You’ve probably been wondering why I haven’t mentioned the plethora of pecan-inspired pies, cookies, cheesecakes, bruléés and puddin’s that are as plentiful as horse-drawn carriages. That’s because I was saving room (daily) for a southern mainstay known as Leopold’s Ice-cream, where you’ll find yet another ubiquitous line of congenial Southerners snaking out into the street. My fave’s? Caramel swirl, Tutti Frutti and, of course, Butter Pecan! The 23 flavors were perfected by the original 3 Leopold brothers, and have remained unchanged since 1919.
But don’t presume for a slow, southern second that this old city can’t do anything new. The abundance of artisanal bakeries like James Beard nominee Back in the Day or hip trinket-eries that serve coffee, cookies, candles and soap like The Paris Market, Australian salad-aries like Collins Quarter or even a counter-style South African sausage-erie called Zunzi know how to harness flawless quality and authenticity with a unique and distinctive charm.
But the proverbial cake has well and truly been taken by former Prune (NYC) toque Mashama Bailey. At The Grey, a meticulously renovated art deco Greyhound bus terminal from 1934, Bailey will forever be remembered as the chef who vaulted Savannah into a new era of destination dining.
Every inlaid wood and brushed chrome detail, every bronze and white glass lamp sconce, every section of custom curved windows and a religiously seasonal menu that changes daily, makes this the scarcest table in town. Showered with acclaim as Eater’s “Restaurant of the Year”, one of Time Magazine’s “100’s greatest Places” and a James Beard nominee, Bailey and her energetic team work hard to deliver big city dishes that would easily become house favorites – in any big city. The menu is categorized by the location of the ingredients (pantry, water, dirt and pasture) and the constant blur of the gingham-shirted wait staff creates a lively, expeditious and electric atmosphere in direct contrast to Slow-vannah.
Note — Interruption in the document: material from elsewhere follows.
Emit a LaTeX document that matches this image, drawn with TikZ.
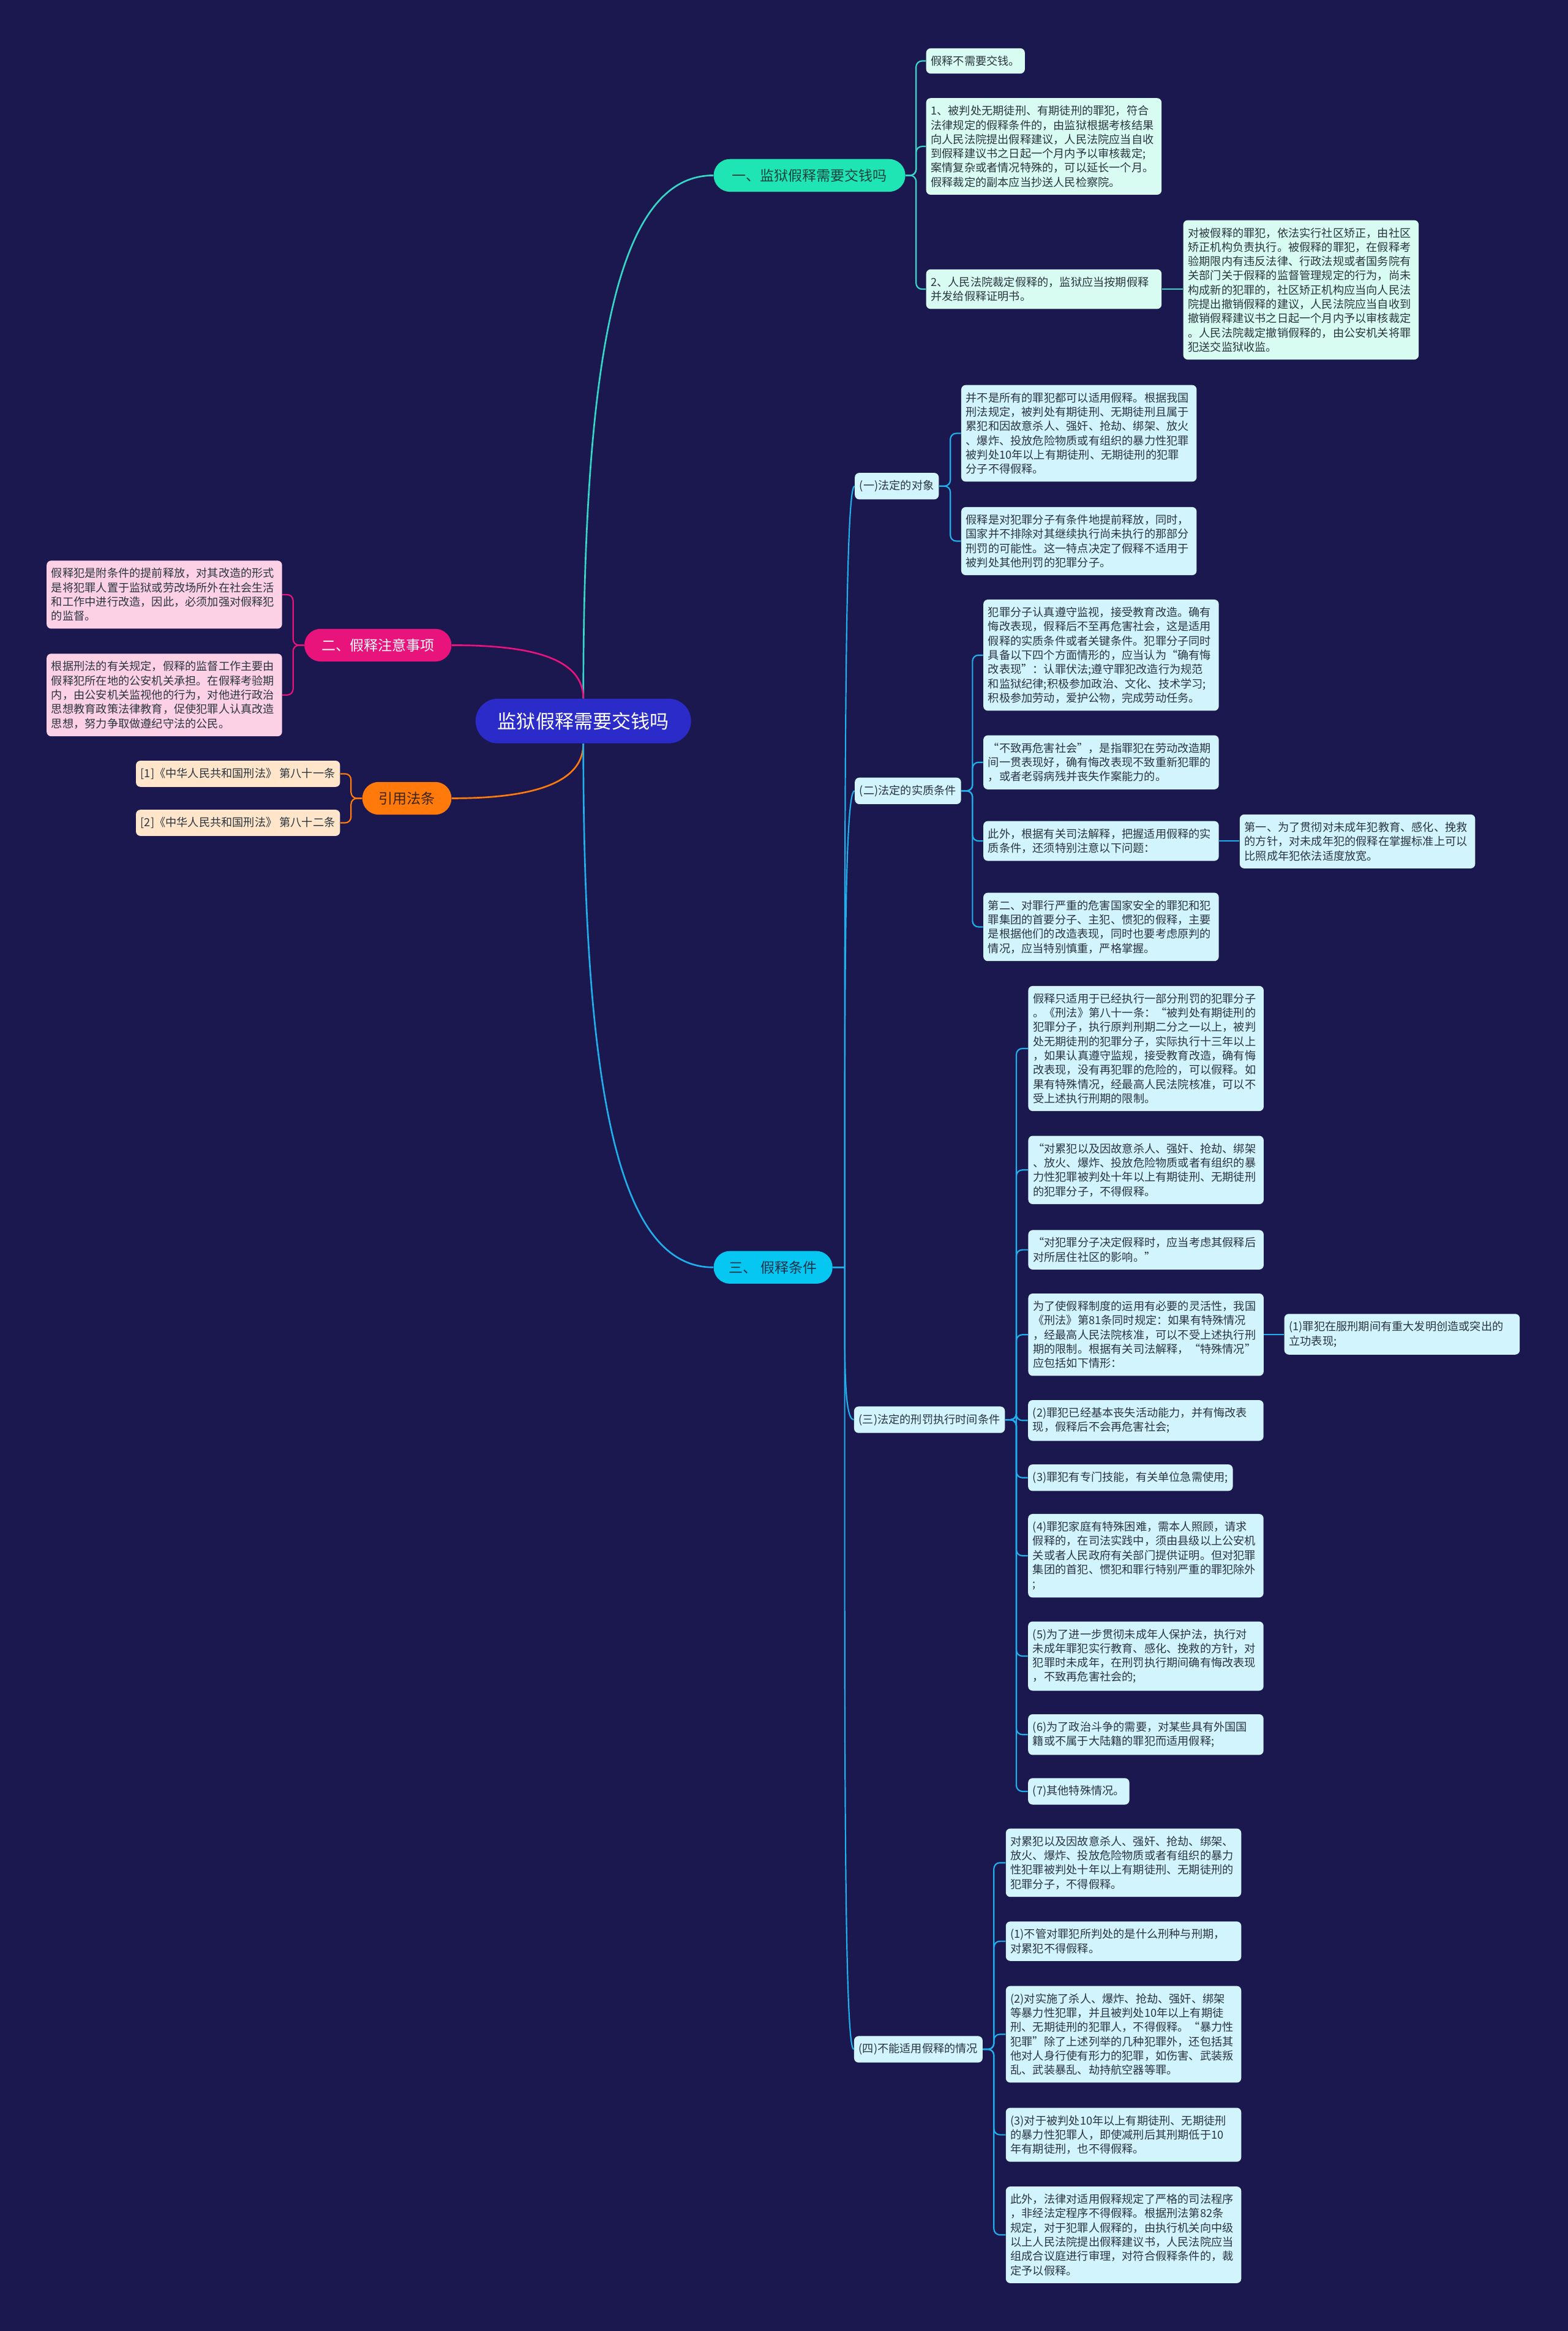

The earth-shatteringly wonderful Steak Tartare is butchered from an entire hind quarter, aged for about a month before being chopped and dressed with lemon, a spectacular home-made Worcestershire sauce and pickled quail egg. The house-made buttery Buccatini with Clams was inspired in its simplicity, as was the addition of salty Halumi cheese into an amazingly caramelized tumble of roasted delicate Squash and Spring onions.
And the only menu item that will hopefully remain a fixture into the next decade is the triumphant Chicken Country Captain, drenched in a sublime and memory-making curry sauce with slivers of crunchy almonds and pocks of sweet currants. I must have blacked out, as I don’t remember lifting the plate to my lips and licking it clean.
I’ll go out on a limb and predict that within the next five to seven years Savannah will compete handsomely in the nation’s food scene, luring the next generation of celebra-chefs to crack open a brand-new cuisine called sophista-soul. But before anyone gets too far down the line, no more walk-in’s without reservations y’all!